At least 326 inmates at the Monrovia Central Prison have been set free by a magisterial setting created at the prison compound in Monrovia. Recently, the Magisterial Setting was put into place at the Monrovia Central Prison, so as to insure that the number of those detained at the prison Compound reduces.
Making the disclosure in Monrovia Monday, May 11, 2009, during the official opening of the first Judicial Circuit Court Assizes A, B, C and D, the Chief Justice of the Supreme Court of Liberia Johnnie Lewis noted that the Magisterial setting is being presided over by Magistrates from the six Magisterial Courts in Montserrado County, reviewing and investigating people who were jailed for petit crimes.
Chief Justice Lewis said since the process began, it has been observed that the inmates have been languishing behind bars without facing Court trial, something according to him is in violation of their constitutional right. He added that some of the inmates, who committed petit crimes, have been imprisoned for over one year, which is four times their sentence. Justice Lewis however noted that while the process is on going, if the need arises, another batch will be freed.
Also speaking at the joint opening program, the newly assigned Judge of the Criminal Court "C", Yussuf Kabba admitted that the Criminal Courts have a very huge task since there are over 800 inmates presently behind bars at the Monrovia Central Prison; something the prosecution of the such a huge numbers of detainees could only be achieved with the cooperation of the witnesses, victims, as well as the prosecution and defense teams.
He further said of late, there have been critisms from both the International and Local individuals for many reasons. Judge Kabba used occasion to rubbish reports that Judges receive bribes and the Jurors selected to hear cases are not qualified, adding that these reports have no evidence to prove.
Judge Kabba however maintained that the Court takes the allegation very serious and has measures to deal with corrupt judges and unqualified jurors. He said it is a disservice to the court and the Justice system if people will dwell on critisms without providing the necessary evidence. Judge Kabba however clarified that under Section 22.2 of the law of Liberia, it is not the responsibility of the Court to determine who becomes a juror, but rather the Executive through the heads of various municipals.

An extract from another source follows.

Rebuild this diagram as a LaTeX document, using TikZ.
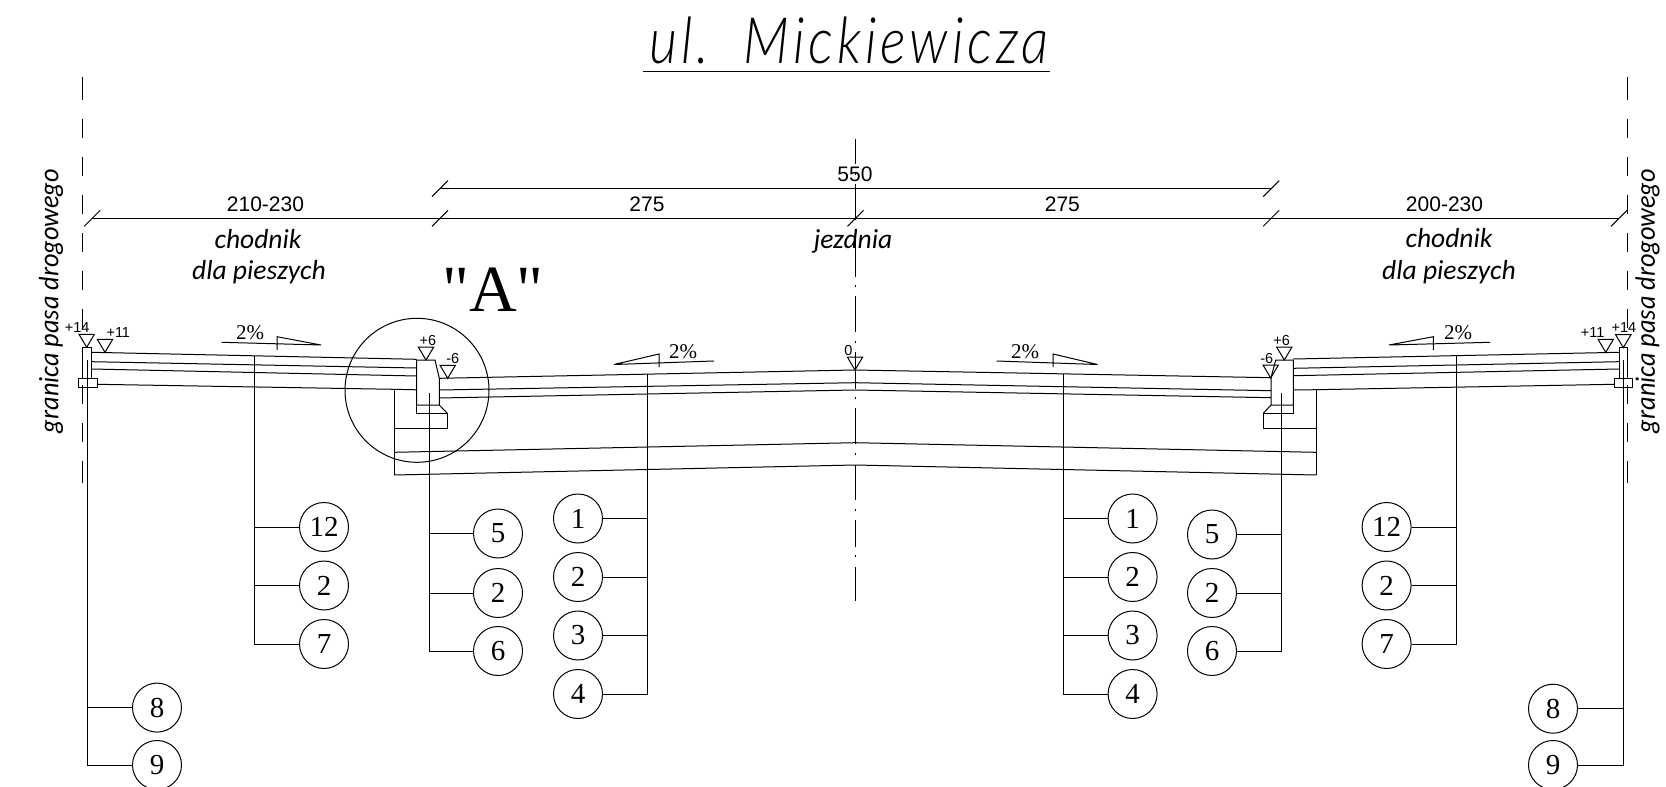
\documentclass[tikz,border=0pt]{standalone}
\usepackage{fontspec}
\setmainfont{Liberation Sans}
\newfontfamily\serifnum{Liberation Serif}
\newfontfamily\thinf{Lato Light}[LetterSpace=6,FakeStretch=0.85]
\newfontfamily\lblf{Carlito}
\newfontfamily\lblg{Carlito}[FakeStretch=0.94]
\tikzset{
  x=1pt,y=-1pt,
  ln/.style={line width=1pt,black,line join=miter},
  num/.style={circle,draw,line width=1pt,minimum size=49pt,inner sep=0pt,font=\serifnum\fontsize{29}{29}\selectfont},
  dim/.style={inner sep=0pt,font=\fontsize{21}{21}\selectfont},
  lvl/.style={inner sep=0pt,font=\fontsize{14.5}{14.5}\selectfont},
  pct/.style={inner sep=0pt,font=\serifnum\fontsize{21}{21}\selectfont},
  lbl/.style={inner sep=0pt,font=\lblf\itshape\fontsize{27.5}{27.5}\selectfont},
  lblv/.style={inner sep=0pt,rotate=90,font=\lblg\itshape\fontsize{28}{28}\selectfont},
}
\newcommand{\lvltri}[1]{\draw[ln] (#1) -- ++(-7.7,-13) -- ++(15.4,0) -- cycle;}
\begin{document}
\begin{tikzpicture}[ln]
\useasboundingbox (0,0) rectangle (1666,787);
% title
\node[inner sep=0pt,font=\thinf\itshape\fontsize{64}{64}\selectfont] (title) at (849,40) {ul.\ \ Mickiewicza};
\coordinate (ulL) at (643,71.7); \coordinate (ulR) at (1049.5,71.7);
\draw (ulL) -- (ulR);
% boundary axes
\foreach \x in {82.7,1627.3}{
  \draw (\x,76.7) -- (\x,100);
  \foreach \y in {119,157,195,233,271,309,347,385,423}{\draw (\x,\y) -- (\x,\y+19);}
  \draw (\x,461) -- (\x,483);
}
% centre axis
\foreach \a/\b in {139/164,184/220,240/276.7,296/332.3,352/389.3,408/444,465/500,520/547,567/601}{\draw (855,\a) -- (855,\b);}
\foreach \y in {174,230,286,342,398,454,510,556}{\draw (855,\y-0.8) -- (855,\y+0.8);}
% dimension lines
\coordinate (dL) at (91.7,218.3); \coordinate (dR) at (1619,218.3);
\draw (dL) -- (dR);
\coordinate (uL) at (440,188.7); \coordinate (uR) at (1271.7,188.7);
\draw (uL) -- (uR);
\foreach \x/\y in {92.2/218.3,440/218.3,855.5/218.3,1271.2/218.3,1619/218.3,440/188.7,1271.2/188.7}{
  \draw (\x-8,\y+8) -- (\x+8,\y-8);
}
\node[dim] (d550) at (855,174) {550};
\node[dim] (d1) at (265.5,204) {210-230};
\node[dim] (d2) at (647,204) {275};
\node[dim] (d3) at (1062.4,204) {275};
\node[dim] (d4) at (1444.5,204) {200-230};
\node[lbl] (t1) at (258,239) {chodnik};
\node[lbl] (t2) at (259,272) {dla pieszych};
\node[lbl] (t3) at (1449,238) {chodnik};
\node[lbl] (t4) at (1449,272) {dla pieszych};
\node[lbl] (t5) at (853,241) {jezdnia};
\node[lblv] (g1) at (51,301) {granica pasa drogowego};
\node[lblv] (g2) at (1647.5,301) {granica pasa drogowego};
\node[inner sep=0pt,font=\serifnum\fontsize{66}{66}\selectfont] (bigA) at (493,290) {"A"};
% detail circle
\node[circle,draw,line width=1pt,minimum size=144pt,inner sep=0pt] (detail) at (417,390.3) {};
% left sidewalk
\draw (82.7,347) rectangle (91.7,378);
\draw (78,378) rectangle (97,387);
\draw (91.7,352.3) -- (416.7,359.3);
\draw (91.7,361.7) -- (416.7,368);
\draw (91.7,369) -- (416.7,376);
\draw (97,384.3) -- (394,389.3) -- (416.7,389.8);
% right sidewalk
\draw (1619,347.7) rectangle (1627.7,378.3);
\draw (1614.3,378.3) rectangle (1632.3,387.3);
\draw (1293.3,359) -- (1619,352.3);
\draw (1293.3,368.3) -- (1619,361.7);
\draw (1293.3,375.7) -- (1619,369);
\draw (1293.3,390) -- (1316,389.7) -- (1614.3,384.3);
% left curb
\draw (416.7,360) -- (435,360) -- (439.3,378.3) -- (439.3,405) -- (416.7,405) -- cycle;
\draw (416.7,405) -- (416.7,413.3) -- (447.3,413.3) -- (447.3,428.3) -- (394,428.3);
\draw (439.3,405) -- (447.3,413.3);
\draw (394,389.3) -- (394,475);
% right curb
\draw (1275.7,360) -- (1293.3,360) -- (1293.3,405) -- (1271,405) -- (1271,377.7) -- cycle;
\draw (1293.3,405) -- (1293.3,413.3) -- (1263.3,413.3) -- (1263.3,428.3) -- (1316,428.3);
\draw (1271,405) -- (1263.3,413.3);
\draw (1316,389.7) -- (1316,475);
% roadway
\draw (439.3,378.3) -- (855,370) -- (1271,377.7);
\draw (439.3,390) -- (855,382.7) -- (1271,390.7);
\draw (439.3,398) -- (855,390) -- (1271,397.7);
\draw (394,452.3) -- (855,442.7) -- (1316,452.3);
\draw (394,475) -- (855,465) -- (1316,475);
% slopes
\node[pct] (p1) at (250,333) {2\%};
\draw (221.7,342.3) -- (321,345) -- (277,336.7) -- (277,350);
\node[pct] (p2) at (1458,333) {2\%};
\draw (1490,342.3) -- (1389,345) -- (1433.3,336.7) -- (1433.3,350);
\node[pct] (p3) at (683,351.5) {2\%};
\draw (714,361) -- (614,364.5) -- (659,354) -- (659,367);
\node[pct] (p4) at (1025,351.5) {2\%};
\draw (996.6,361) -- (1097.6,364.5) -- (1053,354) -- (1053,367);
% levels
\lvltri{86.7,347.3} \lvltri{105,352.3} \lvltri{426,360} \lvltri{447.7,378.3} \lvltri{855,370}
\lvltri{1284.3,360} \lvltri{1270.7,378} \lvltri{1605.7,352.3} \lvltri{1623.3,347.7}
\node[lvl] (l1) at (77.2,327.5) {+14};
\node[lvl] (l2) at (118.3,333) {+11};
\node[lvl] (l3) at (428,340.5) {+6};
\node[lvl] (l4) at (452.7,359) {-6};
\node[lvl] (l5) at (848.3,350.5) {0};
\node[lvl] (l6) at (1281.7,340.5) {+6};
\node[lvl] (l7) at (1266.7,359) {-6};
\node[lvl] (l8) at (1592.7,333) {+11};
\node[lvl] (l9) at (1624,327.5) {+14};
% numbered circles
\node[num] (a12) at (324,527) {12};
\node[num] (a2) at (324,585.5) {2};
\node[num] (a7) at (324,644) {7};
\node[num] (b5) at (498,533.5) {5};
\node[num] (b2) at (498,593) {2};
\node[num] (b6) at (498,651) {6};
\node[num] (c1) at (578,518.5) {1};
\node[num] (c2) at (578,577) {2};
\node[num] (c3) at (578,635.5) {3};
\node[num] (c4) at (578,694) {4};
\node[num] (d1c) at (1132.6,518.5) {1};
\node[num] (d2c) at (1132.6,577) {2};
\node[num] (d3c) at (1132.6,635.5) {3};
\node[num] (d4c) at (1132.6,694) {4};
\node[num] (e5) at (1212,534.5) {5};
\node[num] (e2) at (1212,593) {2};
\node[num] (e6) at (1212,651) {6};
\node[num] (f12) at (1386.6,527) {12};
\node[num] (f2) at (1386.6,585.5) {2};
\node[num] (f7) at (1386.6,644) {7};
\node[num] (g8) at (157,707.6) {8};
\node[num] (g9) at (157,765) {9};
\node[num] (h8) at (1553,708.7) {8};
\node[num] (h9) at (1553,765) {9};
% leaders
\coordinate (ta) at (254.3,355.7);
\coordinate (tb) at (429,393.3);
\coordinate (tc) at (647,374);
\coordinate (td) at (1063.6,374);
\coordinate (te) at (1281.7,393.3);
\coordinate (tf) at (1456,355);
\coordinate (tg) at (87,360);
\coordinate (th) at (1623.3,360);
\draw (ta) -- (ta |- a7.east) -- (a7.west);
\draw (a12.west) -- (a12.west -| ta);
\draw (a2.west) -- (a2.west -| ta);
\draw (tb) -- (tb |- b6.west) -- (b6.west);
\draw (b5.west) -- (b5.west -| tb);
\draw (b2.west) -- (b2.west -| tb);
\draw (tc) -- (tc |- c4.east) -- (c4.east);
\draw (c1.east) -- (c1.east -| tc);
\draw (c2.east) -- (c2.east -| tc);
\draw (c3.east) -- (c3.east -| tc);
\draw (td) -- (td |- d4c.west) -- (d4c.west);
\draw (d1c.west) -- (d1c.west -| td);
\draw (d2c.west) -- (d2c.west -| td);
\draw (d3c.west) -- (d3c.west -| td);
\draw (te) -- (te |- e6.east) -- (e6.east);
\draw (e5.east) -- (e5.east -| te);
\draw (e2.east) -- (e2.east -| te);
\draw (tf) -- (tf |- f7.east) -- (f7.east);
\draw (f12.east) -- (f12.east -| tf);
\draw (f2.east) -- (f2.east -| tf);
\draw (tg) -- (tg |- g9.west) -- (g9.west);
\draw (g8.west) -- (g8.west -| tg);
\draw (th) -- (th |- h9.east) -- (h9.east);
\draw (h8.east) -- (h8.east -| th);
\end{tikzpicture}
\end{document}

For his part, Justice Minister Philip A.Z. Banks noted that there are challenges facing the not only the Court but the entire Justice System, one of which he pointed out as the jury selection process, underscoring the need to have a reform of the entire process. Minister Banks noted that the present process has been in place for a long period of time and needs an urgent reform.
He expressed the hope that the Judiciary, in collaboration with the Ministry of Justice, will carve a legislation aimed improving the justice system. Minister Banks then pledged the Ministry of Justice fullest cooperation with the first Judicial Circuit Curt.
Meanwhile, other judges appointed to preside over May 2009 term of court include: Judge Emmanuel S. Kollie, Criminal Court "A", Judge William K. Ware, Criminal Court "B" and Judge Evelina Z. Quaqua, Criminal Court "D".